- _WHAT YOU SHOULD DO_: Return only the lines from the top of the data down to the one that holds "var yTicks = [0, 50];", both included, without any pictures.
════════════════════
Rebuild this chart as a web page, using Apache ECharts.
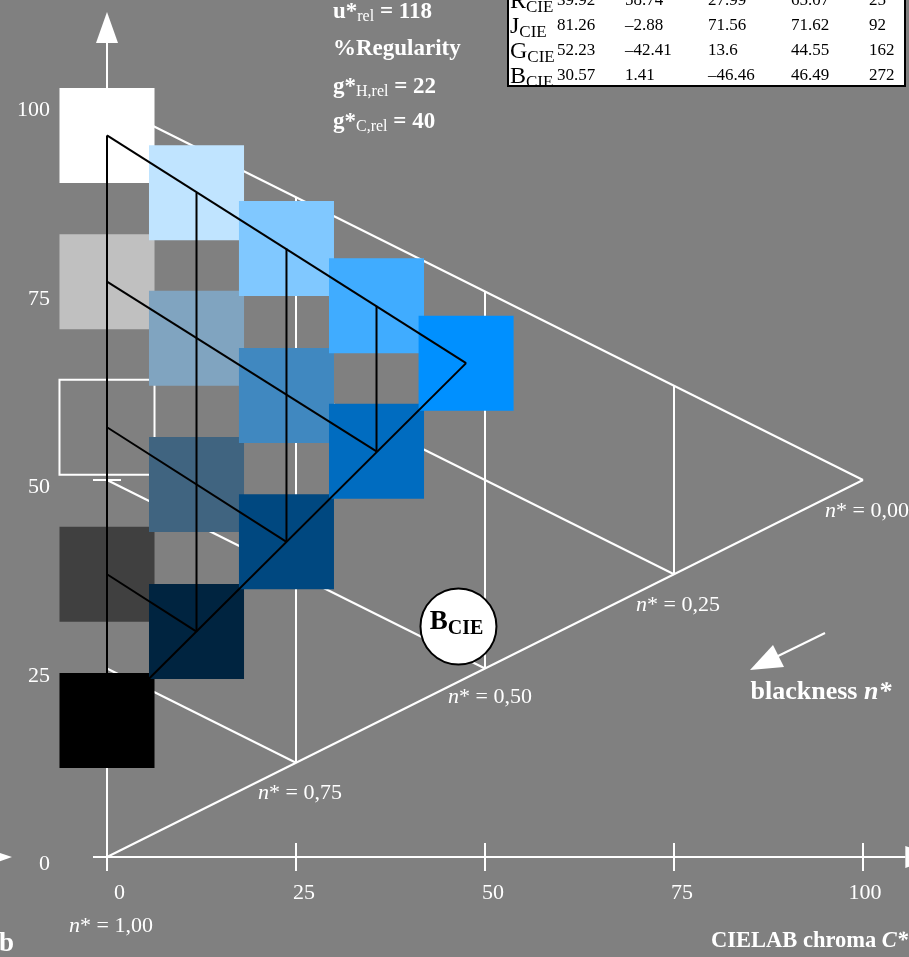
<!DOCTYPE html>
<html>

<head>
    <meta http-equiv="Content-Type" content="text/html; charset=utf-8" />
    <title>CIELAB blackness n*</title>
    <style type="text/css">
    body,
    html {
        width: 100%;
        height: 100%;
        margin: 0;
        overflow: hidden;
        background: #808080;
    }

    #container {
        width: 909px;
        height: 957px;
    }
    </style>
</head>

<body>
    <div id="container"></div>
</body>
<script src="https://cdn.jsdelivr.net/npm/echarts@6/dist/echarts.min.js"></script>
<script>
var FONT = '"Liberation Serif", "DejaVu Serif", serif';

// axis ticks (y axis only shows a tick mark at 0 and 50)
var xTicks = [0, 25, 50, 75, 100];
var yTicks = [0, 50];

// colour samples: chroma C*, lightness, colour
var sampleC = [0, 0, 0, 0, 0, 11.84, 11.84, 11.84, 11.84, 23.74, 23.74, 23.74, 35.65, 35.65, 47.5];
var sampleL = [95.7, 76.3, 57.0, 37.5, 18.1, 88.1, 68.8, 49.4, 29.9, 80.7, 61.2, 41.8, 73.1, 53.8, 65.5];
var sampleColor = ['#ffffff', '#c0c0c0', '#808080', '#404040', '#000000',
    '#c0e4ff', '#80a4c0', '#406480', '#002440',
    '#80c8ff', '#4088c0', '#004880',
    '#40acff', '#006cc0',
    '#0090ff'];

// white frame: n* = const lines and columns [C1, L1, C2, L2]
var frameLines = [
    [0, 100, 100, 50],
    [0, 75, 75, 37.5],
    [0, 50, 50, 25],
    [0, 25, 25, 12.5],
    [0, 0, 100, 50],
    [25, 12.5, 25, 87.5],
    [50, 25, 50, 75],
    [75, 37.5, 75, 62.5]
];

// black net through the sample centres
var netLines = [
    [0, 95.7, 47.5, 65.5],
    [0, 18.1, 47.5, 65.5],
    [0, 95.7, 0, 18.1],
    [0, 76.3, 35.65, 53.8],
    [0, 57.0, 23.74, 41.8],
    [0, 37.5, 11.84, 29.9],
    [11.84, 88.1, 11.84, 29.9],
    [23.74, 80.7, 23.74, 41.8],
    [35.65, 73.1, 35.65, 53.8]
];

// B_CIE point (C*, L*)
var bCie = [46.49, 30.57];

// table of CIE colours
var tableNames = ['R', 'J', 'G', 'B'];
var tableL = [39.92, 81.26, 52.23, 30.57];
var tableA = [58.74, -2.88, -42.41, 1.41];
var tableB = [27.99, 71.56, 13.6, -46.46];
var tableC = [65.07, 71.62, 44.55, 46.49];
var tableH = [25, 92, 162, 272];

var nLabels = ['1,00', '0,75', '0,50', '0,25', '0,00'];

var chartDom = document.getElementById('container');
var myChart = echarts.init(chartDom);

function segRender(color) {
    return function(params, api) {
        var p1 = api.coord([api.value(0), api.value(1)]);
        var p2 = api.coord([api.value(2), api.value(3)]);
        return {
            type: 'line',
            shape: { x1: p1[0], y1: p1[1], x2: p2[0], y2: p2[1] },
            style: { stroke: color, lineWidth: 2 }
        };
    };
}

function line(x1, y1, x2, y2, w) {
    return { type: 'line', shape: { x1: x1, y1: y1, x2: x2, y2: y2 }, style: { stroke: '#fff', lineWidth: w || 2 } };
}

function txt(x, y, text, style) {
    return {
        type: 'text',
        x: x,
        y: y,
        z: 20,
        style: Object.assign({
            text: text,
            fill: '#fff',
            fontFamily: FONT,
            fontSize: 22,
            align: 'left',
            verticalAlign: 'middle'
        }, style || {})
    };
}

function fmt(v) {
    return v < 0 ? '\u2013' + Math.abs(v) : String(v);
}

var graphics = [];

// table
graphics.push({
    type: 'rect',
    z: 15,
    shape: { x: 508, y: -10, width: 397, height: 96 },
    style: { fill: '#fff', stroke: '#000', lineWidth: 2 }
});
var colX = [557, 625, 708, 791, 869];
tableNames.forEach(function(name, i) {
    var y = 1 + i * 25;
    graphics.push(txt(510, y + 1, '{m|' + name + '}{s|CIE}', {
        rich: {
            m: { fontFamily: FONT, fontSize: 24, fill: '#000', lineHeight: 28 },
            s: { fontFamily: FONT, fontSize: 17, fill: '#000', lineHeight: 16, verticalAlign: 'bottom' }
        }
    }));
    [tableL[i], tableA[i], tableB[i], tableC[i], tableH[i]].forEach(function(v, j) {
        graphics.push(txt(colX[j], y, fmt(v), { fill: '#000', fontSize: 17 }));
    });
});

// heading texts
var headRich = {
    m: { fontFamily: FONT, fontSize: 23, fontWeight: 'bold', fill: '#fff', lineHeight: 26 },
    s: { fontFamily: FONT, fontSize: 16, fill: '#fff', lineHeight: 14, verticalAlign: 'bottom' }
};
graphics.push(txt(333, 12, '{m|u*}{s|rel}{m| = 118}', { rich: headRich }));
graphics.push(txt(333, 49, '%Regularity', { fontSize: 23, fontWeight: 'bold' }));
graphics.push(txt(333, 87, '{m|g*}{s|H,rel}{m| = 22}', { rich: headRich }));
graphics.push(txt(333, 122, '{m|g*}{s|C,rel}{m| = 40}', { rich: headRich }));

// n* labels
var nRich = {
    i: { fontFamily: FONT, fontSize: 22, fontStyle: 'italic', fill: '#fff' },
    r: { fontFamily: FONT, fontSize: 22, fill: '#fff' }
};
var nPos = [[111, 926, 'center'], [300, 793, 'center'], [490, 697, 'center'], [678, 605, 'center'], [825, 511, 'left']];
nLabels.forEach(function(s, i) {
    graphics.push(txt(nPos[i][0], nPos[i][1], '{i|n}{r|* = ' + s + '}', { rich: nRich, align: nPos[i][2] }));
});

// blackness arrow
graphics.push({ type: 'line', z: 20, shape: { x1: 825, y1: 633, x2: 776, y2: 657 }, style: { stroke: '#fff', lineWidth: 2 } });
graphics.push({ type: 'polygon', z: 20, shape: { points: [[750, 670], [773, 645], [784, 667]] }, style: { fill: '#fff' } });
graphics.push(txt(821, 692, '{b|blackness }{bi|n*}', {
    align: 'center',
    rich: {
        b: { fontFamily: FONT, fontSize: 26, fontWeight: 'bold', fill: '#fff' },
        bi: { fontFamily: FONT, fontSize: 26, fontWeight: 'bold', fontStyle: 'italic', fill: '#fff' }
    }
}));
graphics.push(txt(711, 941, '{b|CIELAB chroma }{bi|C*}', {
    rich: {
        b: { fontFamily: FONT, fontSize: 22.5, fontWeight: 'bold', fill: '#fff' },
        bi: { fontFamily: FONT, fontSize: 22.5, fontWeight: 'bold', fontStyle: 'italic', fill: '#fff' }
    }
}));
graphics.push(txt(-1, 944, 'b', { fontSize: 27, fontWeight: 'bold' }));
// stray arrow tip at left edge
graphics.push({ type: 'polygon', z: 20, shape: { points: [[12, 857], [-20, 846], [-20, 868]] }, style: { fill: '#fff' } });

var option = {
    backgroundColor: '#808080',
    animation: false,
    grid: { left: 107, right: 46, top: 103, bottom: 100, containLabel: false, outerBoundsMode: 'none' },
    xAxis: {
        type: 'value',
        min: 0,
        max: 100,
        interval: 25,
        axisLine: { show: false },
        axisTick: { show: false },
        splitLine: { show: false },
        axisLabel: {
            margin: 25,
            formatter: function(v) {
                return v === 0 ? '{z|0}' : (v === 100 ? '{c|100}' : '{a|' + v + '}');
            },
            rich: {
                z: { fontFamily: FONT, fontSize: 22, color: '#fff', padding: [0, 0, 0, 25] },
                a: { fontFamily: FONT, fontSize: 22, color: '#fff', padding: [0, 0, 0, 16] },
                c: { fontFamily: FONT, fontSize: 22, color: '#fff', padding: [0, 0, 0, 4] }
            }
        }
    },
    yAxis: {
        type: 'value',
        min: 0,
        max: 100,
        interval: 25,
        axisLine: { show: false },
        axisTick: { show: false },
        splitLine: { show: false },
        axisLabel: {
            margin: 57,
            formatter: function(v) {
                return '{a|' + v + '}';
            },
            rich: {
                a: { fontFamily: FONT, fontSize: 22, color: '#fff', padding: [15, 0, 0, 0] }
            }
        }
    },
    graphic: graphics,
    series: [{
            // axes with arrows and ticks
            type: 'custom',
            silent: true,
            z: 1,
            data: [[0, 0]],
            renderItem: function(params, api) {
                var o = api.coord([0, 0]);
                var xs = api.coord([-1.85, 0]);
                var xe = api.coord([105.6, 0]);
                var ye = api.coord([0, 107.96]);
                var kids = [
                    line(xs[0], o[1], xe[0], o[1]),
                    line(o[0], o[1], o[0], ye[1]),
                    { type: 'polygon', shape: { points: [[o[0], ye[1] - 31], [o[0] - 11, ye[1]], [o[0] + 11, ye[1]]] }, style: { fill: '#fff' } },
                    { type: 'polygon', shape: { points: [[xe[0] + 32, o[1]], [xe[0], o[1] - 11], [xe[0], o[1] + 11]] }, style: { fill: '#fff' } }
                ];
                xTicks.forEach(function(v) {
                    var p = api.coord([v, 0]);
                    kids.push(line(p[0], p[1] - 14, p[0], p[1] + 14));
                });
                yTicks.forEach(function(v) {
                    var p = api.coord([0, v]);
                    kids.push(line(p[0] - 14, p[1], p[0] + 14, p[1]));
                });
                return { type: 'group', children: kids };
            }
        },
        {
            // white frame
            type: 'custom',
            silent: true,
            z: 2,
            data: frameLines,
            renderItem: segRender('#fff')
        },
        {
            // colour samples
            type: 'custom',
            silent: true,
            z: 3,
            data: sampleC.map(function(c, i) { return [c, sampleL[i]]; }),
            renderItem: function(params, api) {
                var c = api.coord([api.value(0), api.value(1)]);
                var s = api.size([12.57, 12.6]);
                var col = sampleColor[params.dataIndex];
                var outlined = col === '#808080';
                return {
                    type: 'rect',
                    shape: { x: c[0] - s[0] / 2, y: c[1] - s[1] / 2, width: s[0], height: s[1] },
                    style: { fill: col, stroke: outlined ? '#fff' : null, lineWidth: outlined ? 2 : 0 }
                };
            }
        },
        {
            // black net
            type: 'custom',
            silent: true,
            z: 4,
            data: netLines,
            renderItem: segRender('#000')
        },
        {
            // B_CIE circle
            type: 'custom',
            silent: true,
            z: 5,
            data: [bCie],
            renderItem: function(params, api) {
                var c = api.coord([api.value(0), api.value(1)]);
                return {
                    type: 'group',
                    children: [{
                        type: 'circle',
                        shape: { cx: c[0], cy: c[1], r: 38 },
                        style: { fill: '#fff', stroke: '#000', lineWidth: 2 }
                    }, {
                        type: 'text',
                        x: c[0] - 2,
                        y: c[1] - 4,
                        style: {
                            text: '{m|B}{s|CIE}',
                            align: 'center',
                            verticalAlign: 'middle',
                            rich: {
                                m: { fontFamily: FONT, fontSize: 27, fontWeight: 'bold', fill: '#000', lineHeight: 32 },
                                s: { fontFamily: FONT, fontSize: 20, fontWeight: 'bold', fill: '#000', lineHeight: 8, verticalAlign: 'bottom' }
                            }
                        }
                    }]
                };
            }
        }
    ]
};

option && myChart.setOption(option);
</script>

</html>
════════════════════
- _ANSWER BELOW_:
Rebuild this chart as a web page, using Apache ECharts.
<!DOCTYPE html>
<html>

<head>
    <meta http-equiv="Content-Type" content="text/html; charset=utf-8" />
    <title>CIELAB blackness n*</title>
    <style type="text/css">
    body,
    html {
        width: 100%;
        height: 100%;
        margin: 0;
        overflow: hidden;
        background: #808080;
    }

    #container {
        width: 909px;
        height: 957px;
    }
    </style>
</head>

<body>
    <div id="container"></div>
</body>
<script src="https://cdn.jsdelivr.net/npm/echarts@6/dist/echarts.min.js"></script>
<script>
var FONT = '"Liberation Serif", "DejaVu Serif", serif';

// axis ticks (y axis only shows a tick mark at 0 and 50)
var xTicks = [0, 25, 50, 75, 100];
var yTicks = [0, 50];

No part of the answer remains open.